World Coffee Research Talks Failing Resistance of Hybrids to Coffee-Leaf Rust

During a presentation at last week’s ASIC conference in Portland, Ore., World Coffee Research announced that rust resistance in most existing resistant varieties is expected to break down within a decade, and advised farmers to focus on plant health and for the industry to prioritize ongoing R&D.

FROM STAFF REPORTS 

Cover photo courtesy of World Coffee Research

Since an epidemic of coffee-leaf rust hit Latin America in 2012, the plant disease has wreaked havoc on coffee production and farming families. Many farms lost 50 to 80 percent of their production, and the epidemic forced 1.7 million people out of work and drove human migration. Since the epidemic hit, the global coffee industry has united to help farmers fight coffee leaf rust through the development of improved coffee varieties such as F1 hybrids, most of which are resistant to rust and other plant diseases.

However, at last week’s ASIC conference in Portland, Ore., presented in collaboration with the Specialty Coffee Association, nonprofit coffee-research organization World Coffee Research made an announcement: While fighting coffee leaf rust through genetic resistance via F1 hybrids is an effective tactic, it won’t be enough to protect farmers from significant crop losses due to pests and diseases.

Dr.
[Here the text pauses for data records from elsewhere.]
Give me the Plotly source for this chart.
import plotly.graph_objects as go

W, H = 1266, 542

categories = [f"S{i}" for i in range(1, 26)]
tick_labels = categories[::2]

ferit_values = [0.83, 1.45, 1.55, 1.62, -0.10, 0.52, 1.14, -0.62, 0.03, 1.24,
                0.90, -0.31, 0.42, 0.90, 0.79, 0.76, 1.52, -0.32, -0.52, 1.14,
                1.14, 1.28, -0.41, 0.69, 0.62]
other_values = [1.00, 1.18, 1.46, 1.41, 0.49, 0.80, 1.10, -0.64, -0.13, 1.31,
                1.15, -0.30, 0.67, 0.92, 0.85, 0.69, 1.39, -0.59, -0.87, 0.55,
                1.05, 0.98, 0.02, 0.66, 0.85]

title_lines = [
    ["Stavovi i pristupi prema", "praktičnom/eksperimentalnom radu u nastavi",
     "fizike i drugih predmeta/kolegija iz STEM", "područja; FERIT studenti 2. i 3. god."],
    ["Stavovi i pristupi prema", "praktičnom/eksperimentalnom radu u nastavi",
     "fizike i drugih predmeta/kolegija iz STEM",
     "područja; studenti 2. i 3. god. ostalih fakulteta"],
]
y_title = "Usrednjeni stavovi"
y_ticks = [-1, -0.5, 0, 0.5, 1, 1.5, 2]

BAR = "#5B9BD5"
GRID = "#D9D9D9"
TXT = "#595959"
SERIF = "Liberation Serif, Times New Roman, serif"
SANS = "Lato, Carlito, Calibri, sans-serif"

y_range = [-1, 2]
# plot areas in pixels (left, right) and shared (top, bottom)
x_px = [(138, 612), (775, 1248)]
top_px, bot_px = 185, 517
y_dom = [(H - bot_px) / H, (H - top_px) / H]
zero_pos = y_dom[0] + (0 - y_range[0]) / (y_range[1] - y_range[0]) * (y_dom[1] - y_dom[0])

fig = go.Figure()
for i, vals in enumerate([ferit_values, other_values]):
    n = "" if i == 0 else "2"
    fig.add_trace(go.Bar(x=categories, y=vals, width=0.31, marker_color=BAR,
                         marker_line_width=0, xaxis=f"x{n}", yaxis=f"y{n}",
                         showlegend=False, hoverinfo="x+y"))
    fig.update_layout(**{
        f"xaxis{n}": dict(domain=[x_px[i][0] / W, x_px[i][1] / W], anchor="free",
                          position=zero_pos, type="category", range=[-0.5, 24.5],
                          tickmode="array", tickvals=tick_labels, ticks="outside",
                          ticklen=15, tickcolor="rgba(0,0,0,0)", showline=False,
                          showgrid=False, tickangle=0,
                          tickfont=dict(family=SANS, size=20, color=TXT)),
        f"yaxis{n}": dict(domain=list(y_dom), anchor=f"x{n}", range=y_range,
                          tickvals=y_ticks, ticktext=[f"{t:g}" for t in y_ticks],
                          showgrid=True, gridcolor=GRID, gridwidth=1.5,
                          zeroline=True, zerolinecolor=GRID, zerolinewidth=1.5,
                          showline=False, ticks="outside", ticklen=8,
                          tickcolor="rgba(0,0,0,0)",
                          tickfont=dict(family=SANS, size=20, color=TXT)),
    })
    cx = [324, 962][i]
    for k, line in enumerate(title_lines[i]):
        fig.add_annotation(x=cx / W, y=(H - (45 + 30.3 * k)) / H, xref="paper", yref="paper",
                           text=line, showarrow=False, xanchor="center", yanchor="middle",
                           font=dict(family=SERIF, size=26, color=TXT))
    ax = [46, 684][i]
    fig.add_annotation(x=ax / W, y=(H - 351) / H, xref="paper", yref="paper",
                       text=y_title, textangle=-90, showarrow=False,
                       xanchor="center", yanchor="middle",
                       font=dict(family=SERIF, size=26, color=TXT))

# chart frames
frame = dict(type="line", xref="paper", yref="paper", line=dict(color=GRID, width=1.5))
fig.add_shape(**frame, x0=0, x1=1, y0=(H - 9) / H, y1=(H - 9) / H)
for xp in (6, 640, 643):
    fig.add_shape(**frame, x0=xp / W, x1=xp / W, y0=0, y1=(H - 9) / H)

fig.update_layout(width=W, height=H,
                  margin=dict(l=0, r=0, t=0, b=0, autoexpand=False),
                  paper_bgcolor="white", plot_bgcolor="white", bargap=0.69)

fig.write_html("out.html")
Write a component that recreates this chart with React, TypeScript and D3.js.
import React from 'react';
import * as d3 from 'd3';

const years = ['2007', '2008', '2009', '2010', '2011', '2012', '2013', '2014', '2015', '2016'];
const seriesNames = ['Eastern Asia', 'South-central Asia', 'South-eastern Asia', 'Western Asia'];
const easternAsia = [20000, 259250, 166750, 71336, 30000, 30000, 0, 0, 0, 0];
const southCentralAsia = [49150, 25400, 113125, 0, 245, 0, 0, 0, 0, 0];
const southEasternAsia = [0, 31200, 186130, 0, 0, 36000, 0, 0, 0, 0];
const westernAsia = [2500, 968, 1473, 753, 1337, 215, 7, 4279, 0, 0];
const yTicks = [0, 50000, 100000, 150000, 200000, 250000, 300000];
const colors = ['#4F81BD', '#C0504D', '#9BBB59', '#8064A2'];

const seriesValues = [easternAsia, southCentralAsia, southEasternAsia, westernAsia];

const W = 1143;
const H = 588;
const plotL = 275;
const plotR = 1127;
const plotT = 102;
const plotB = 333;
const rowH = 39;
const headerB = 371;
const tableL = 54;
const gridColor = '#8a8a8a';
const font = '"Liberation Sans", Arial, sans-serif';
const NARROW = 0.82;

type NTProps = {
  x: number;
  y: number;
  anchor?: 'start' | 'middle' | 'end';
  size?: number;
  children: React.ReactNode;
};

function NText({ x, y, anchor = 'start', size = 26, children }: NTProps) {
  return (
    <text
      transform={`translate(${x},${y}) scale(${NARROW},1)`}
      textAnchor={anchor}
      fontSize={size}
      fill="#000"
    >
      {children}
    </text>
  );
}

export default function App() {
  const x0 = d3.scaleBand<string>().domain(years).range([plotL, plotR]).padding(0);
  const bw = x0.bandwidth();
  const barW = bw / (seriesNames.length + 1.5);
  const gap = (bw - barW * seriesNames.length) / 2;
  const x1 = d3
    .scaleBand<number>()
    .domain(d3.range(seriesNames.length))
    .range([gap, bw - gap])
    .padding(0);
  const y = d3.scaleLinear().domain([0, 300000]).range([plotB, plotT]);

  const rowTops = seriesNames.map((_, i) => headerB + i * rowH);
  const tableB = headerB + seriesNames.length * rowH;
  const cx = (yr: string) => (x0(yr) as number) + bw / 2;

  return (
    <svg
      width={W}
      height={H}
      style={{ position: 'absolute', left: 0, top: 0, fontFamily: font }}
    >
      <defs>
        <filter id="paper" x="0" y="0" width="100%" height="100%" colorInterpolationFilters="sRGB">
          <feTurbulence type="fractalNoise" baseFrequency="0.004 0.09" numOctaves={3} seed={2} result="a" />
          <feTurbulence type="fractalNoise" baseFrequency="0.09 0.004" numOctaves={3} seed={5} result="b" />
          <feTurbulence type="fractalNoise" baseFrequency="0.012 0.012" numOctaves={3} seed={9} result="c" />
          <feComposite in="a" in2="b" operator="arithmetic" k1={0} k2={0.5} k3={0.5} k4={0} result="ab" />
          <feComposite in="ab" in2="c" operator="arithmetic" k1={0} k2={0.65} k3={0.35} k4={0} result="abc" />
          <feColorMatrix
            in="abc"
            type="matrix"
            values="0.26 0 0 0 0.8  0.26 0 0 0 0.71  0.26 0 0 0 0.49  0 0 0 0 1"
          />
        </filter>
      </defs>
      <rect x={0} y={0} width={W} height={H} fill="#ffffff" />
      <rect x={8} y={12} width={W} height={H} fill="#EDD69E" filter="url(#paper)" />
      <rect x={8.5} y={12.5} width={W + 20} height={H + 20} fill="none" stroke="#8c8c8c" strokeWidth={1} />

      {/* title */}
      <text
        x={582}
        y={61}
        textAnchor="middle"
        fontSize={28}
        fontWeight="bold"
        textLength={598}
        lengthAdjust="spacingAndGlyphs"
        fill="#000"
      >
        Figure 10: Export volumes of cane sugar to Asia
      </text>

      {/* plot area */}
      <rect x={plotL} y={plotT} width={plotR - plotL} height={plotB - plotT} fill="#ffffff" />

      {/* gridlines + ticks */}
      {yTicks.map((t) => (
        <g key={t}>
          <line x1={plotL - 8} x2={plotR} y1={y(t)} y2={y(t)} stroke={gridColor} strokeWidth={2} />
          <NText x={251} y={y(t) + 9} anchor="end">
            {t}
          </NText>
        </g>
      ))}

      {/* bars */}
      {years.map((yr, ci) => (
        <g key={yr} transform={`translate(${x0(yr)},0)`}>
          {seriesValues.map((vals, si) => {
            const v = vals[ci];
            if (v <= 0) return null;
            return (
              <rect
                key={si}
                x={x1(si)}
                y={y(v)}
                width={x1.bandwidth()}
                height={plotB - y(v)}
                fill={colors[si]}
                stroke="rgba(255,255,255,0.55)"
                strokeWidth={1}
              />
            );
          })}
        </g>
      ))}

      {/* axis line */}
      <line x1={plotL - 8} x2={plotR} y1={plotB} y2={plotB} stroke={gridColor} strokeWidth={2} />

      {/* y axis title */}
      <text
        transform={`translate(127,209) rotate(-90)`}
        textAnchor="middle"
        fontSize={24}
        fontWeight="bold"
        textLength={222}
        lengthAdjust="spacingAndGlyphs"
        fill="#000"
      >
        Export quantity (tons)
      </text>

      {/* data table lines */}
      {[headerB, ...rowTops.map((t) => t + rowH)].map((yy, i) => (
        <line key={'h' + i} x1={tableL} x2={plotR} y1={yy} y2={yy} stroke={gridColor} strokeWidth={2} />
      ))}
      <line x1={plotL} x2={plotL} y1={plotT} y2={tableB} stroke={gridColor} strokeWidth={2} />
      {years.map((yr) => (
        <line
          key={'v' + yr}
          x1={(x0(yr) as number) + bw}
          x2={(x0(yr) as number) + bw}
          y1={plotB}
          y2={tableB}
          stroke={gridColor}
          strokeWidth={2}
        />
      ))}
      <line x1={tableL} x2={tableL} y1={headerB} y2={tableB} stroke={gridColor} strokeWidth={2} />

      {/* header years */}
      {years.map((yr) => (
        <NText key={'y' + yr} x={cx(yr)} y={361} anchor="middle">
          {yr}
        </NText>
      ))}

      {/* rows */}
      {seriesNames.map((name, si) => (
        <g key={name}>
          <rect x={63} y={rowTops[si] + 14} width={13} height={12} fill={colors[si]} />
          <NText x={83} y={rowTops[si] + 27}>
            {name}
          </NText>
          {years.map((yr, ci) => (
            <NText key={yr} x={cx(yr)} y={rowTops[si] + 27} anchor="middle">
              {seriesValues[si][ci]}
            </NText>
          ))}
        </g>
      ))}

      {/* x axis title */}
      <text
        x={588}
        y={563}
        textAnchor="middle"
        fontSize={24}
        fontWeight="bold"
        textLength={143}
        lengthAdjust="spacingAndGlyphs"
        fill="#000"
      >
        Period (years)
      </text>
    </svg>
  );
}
Christophe Montagnon, World Coffee Research’s scientific director, said that some coffee varieties’ rust resistance has been scientifically proven to break down, with the latest example being the Lempira variety from Honduras’ IHCAFE. Dr. Montagnon told attendees at ASIC that researchers believe it is only a matter of time before rust resistance in most of the existing resistant varieties is going to break down, perhaps in as soon as five to 10 years in many countries.
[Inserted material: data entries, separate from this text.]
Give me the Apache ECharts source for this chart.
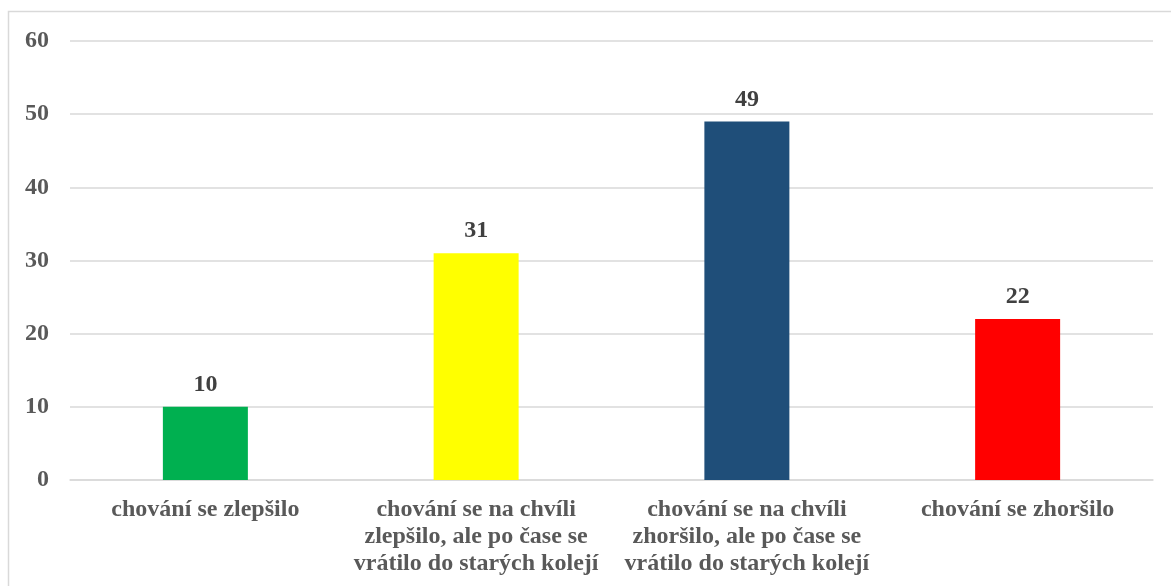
<!DOCTYPE html>
<html><head><meta charset="utf-8">
<script src="https://cdn.jsdelivr.net/npm/echarts@6/dist/echarts.min.js"></script>
<style>html,body{margin:0;padding:0;background:#fff}#c{width:1171px;height:586px}</style>
</head><body><div id="c"></div>
<script>
const categories = [
  'chování se zlepšilo',
  'chování se na chvíli\nzlepšilo, ale po čase se\nvrátilo do starých kolejí',
  'chování se na chvíli\nzhoršilo, ale po čase se\nvrátilo do starých kolejí',
  'chování se zhoršilo'
];
const values = [10, 31, 49, 22];
const colors = ['#00B050', '#FFFF00', '#1F4E79', '#FF0000'];
const yTicks = {min: 0, max: 60, interval: 10};

const font = '"Liberation Serif", "Times New Roman", serif';
const chart = echarts.init(document.getElementById('c'), null, {renderer: 'canvas'});
chart.setOption({
  animation: false,
  backgroundColor: '#fff',
  graphic: [{
    type: 'rect', silent: true,
    shape: {x: 8.5, y: 11.5, width: 1300, height: 700},
    style: {fill: 'none', stroke: '#d9d9d9', lineWidth: 1.5}
  }],
  grid: {left: 70, right: 18, top: 41, bottom: 106, containLabel: false},
  xAxis: {
    type: 'category',
    data: categories,
    axisLine: {show: true, lineStyle: {color: '#d9d9d9', width: 1.5}},
    axisTick: {show: false},
    axisLabel: {
      interval: 0, margin: 16, color: '#595959',
      fontFamily: font, fontWeight: 'bold', fontSize: 24, lineHeight: 27, align: 'center'
    }
  },
  yAxis: {
    type: 'value', min: yTicks.min, max: yTicks.max, interval: yTicks.interval,
    axisLine: {show: false}, axisTick: {show: false},
    splitLine: {lineStyle: {color: '#d9d9d9', width: 1.5}},
    axisLabel: {margin: 21, color: '#595959', fontFamily: font, fontWeight: 'bold', fontSize: 24}
  },
  series: [{
    type: 'bar',
    barWidth: 85,
    data: values.map((v, i) => ({value: v, itemStyle: {color: colors[i]}})),
    label: {
      show: true, position: 'top', distance: 10,
      color: '#404040', fontFamily: font, fontWeight: 'bold', fontSize: 24
    }
  }]
});
</script></body></html>
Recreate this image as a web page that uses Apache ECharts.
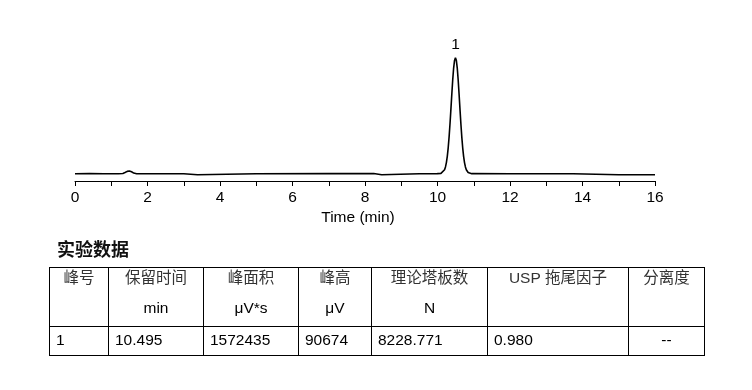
<!DOCTYPE html>
<html>
<head>
<meta charset="utf-8">
<script src="https://cdn.jsdelivr.net/npm/echarts@6/dist/echarts.min.js"></script>
<style>html,body{margin:0;padding:0;background:#fff;}#c{width:752px;height:390px;}</style>
</head>
<body>
<div id="c"></div>
<script>
// ---- data ----
var times = [0.00, 0.40, 0.80, 1.20, 1.32, 1.38, 1.44, 1.50, 1.56, 1.62, 1.70, 2.20, 3.00, 3.02, 3.38, 3.40, 5.00, 7.00, 8.24, 8.26, 8.46, 8.48, 9.50, 9.995, 10.045, 10.095, 10.145, 10.195, 10.22, 10.245, 10.27, 10.295, 10.32, 10.345, 10.37, 10.395, 10.42, 10.445, 10.47, 10.495, 10.52, 10.545, 10.57, 10.595, 10.62, 10.645, 10.67, 10.695, 10.72, 10.745, 10.77, 10.795, 10.845, 10.895, 10.945, 10.995, 12.00, 13.12, 13.14, 13.16, 13.74, 13.76, 15.00, 16.00];
var signal = [0, 100, 0, 0, 200, 900, 1800, 2100, 1500, 500, 0, 0, 0, -800, -800, 0, 0, 100, 100, -800, -800, 0, 0, 40, 50, 230, 920, 3110, 5330, 8710, 13590, 20250, 28770, 39020, 50490, 62330, 73440, 82570, 88570, 90674, 88570, 82570, 73440, 62330, 50490, 39020, 28770, 20250, 13590, 8710, 5330, 3110, 920, 230, 50, 40, 0, 0, -600, 0, 0, -800, -800, -800];
var peakTime = 10.495;
var peakHeight = 90674;
var peakLabel = '1';
var xTicks = [0, 2, 4, 6, 8, 10, 12, 14, 16];

var tableTitle = '实验数据';
var headerRow = ['峰号', '保留时间', '峰面积', '峰高', '理论塔板数', 'USP 拖尾因子', '分离度'];
var unitRow = ['', 'min', 'μV*s', 'μV', 'N', '', ''];
var dataRow = ['1', '10.495', '1572435', '90674', '8228.771', '0.980', '--'];

// ---- layout ----
var colX = [49, 108, 203, 298, 371, 487, 628, 704];
var rowY = [267, 326, 355];
var FONT = '"Liberation Sans", Arial, "Noto Sans CJK SC", sans-serif';

var pts = times.map(function (t, i) { return [t, signal[i]]; });

var g = [];
// title
g.push({ type: 'text', left: 57, top: 240, style: { text: tableTitle, font: 'bold 18px "Noto Sans CJK SC", sans-serif', fill: '#111' } });
// horizontal lines
rowY.forEach(function (y) {
  g.push({ type: 'line', shape: { x1: colX[0], y1: y + 0.5, x2: colX[colX.length - 1] + 1, y2: y + 0.5 }, style: { stroke: '#000', lineWidth: 1 } });
});
// vertical lines
colX.forEach(function (x) {
  g.push({ type: 'line', shape: { x1: x + 0.5, y1: rowY[0], x2: x + 0.5, y2: rowY[rowY.length - 1] + 1 }, style: { stroke: '#000', lineWidth: 1 } });
});
for (var i = 0; i < headerRow.length; i++) {
  var cx = (colX[i] + colX[i + 1]) / 2 + 0.5;
  g.push({ type: 'text', x: cx, y: 278.5, style: { text: headerRow[i], fontFamily: FONT, fontSize: 15.5, fill: '#333', align: 'center', verticalAlign: 'middle' } });
  if (unitRow[i]) {
    g.push({ type: 'text', x: cx, y: 308.5, style: { text: unitRow[i], fontFamily: FONT, fontSize: 15.5, fill: '#000', align: 'center', verticalAlign: 'middle' } });
  }
  var isLast = (i === dataRow.length - 1);
  g.push({ type: 'text', x: isLast ? cx : colX[i] + 7, y: 340.5, style: { text: dataRow[i], fontFamily: FONT, fontSize: 15.5, fill: '#000', align: isLast ? 'center' : 'left', verticalAlign: 'middle' } });
}

var chart = echarts.init(document.getElementById('c'));
chart.setOption({
  animation: false,
  backgroundColor: '#fff',
  grid: { left: 75, right: 97, top: 40, bottom: 209 },
  xAxis: {
    type: 'value', min: 0, max: 16, interval: 1,
    name: 'Time (min)', nameLocation: 'middle', nameGap: 29,
    nameTextStyle: { color: '#000', fontSize: 15.5, fontFamily: FONT, padding: [0, 14, 0, 0] },
    axisLine: { show: true, onZero: false, lineStyle: { color: '#000', width: 1 } },
    axisTick: { show: true, length: 5, lineStyle: { color: '#000', width: 1 } },
    splitLine: { show: false },
    axisLabel: {
      color: '#000', fontSize: 15.5, fontFamily: FONT, margin: 9,
      formatter: function (v) { return xTicks.indexOf(v) >= 0 ? String(v) : ''; }
    }
  },
  yAxis: {
    type: 'value', min: -5700, max: 104500, show: false
  },
  series: [{
    type: 'line', data: pts, showSymbol: false, symbol: 'none',
    lineStyle: { color: '#000', width: 1.6 }, smooth: false, clip: true,
    markPoint: {
      symbol: 'circle', symbolSize: 0, silent: true,
      data: [{ coord: [peakTime, peakHeight], value: peakLabel }],
      label: { show: true, formatter: peakLabel, position: 'top', distance: 5, color: '#000', fontSize: 15.5, fontFamily: FONT }
    }
  }],
  graphic: g
});
</script>
</body>
</html>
In 2012, coffee-leaf rust decimated coffee farms across Latin America. In response, farmers were urged to plant hybrid varieties that were rust-resistant. This month, WCR announced that many varieties’ resistance is breaking down. Photo courtesy of Tim Willems and World Coffee Research.

In a press release accompanying the announcement, World Coffee Research explained that for the last 30 years, rust resistance has relied on resistant genes coming from Timor Hybrid, a natural cross between Arabica and Robusta coffee—and Timor Hybrid’s resistance is now breaking down. “Rust resistance coming from different sources of introgression—the transferring of genes from one species to another after hybridization and backcrossing—is being broken step by step,” said Dr. Montagnon in the press release.

While the news of rust resistance breaking down in serious, the World Coffee Research press release stresses several actions the coffee industry can take to help protect coffee’s future:

  • Helping farmers focus on plant health, no matter the variety of their coffee, to defend against coffee leaf rust. Just as humans are more likely to be healthy if they exercise well and eat good food, coffee is better equipped to defend against rust when it is in good health.
  • Those traveling between origin countries must develop a heightened sensitivity and awareness for appropriate phytosanitary practices to prevent spreading fungi and other diseases from farm to farm or region to region.
  • Prioritizing ongoing research and development in coffee so that new sources of rust resistance can be found to foster sustainable coffee production.
WCR is urging farmers, buyers, and other visitors to coffee farms to follow best practices and be mindful of spreading fungi and other diseases between farms or regions. Photo courtesy of World Coffee Research.

In the press release, Tim Schilling—the World Coffee Research founder and CEO—urged collaboration from the global coffee industry to help conquer the ongoing challenge of rust. “The situation is urgent. … There is a role for each and every coffee company. This work is too big for any one company to achieve, but together we will help farmers maintain and improve their livelihoods.”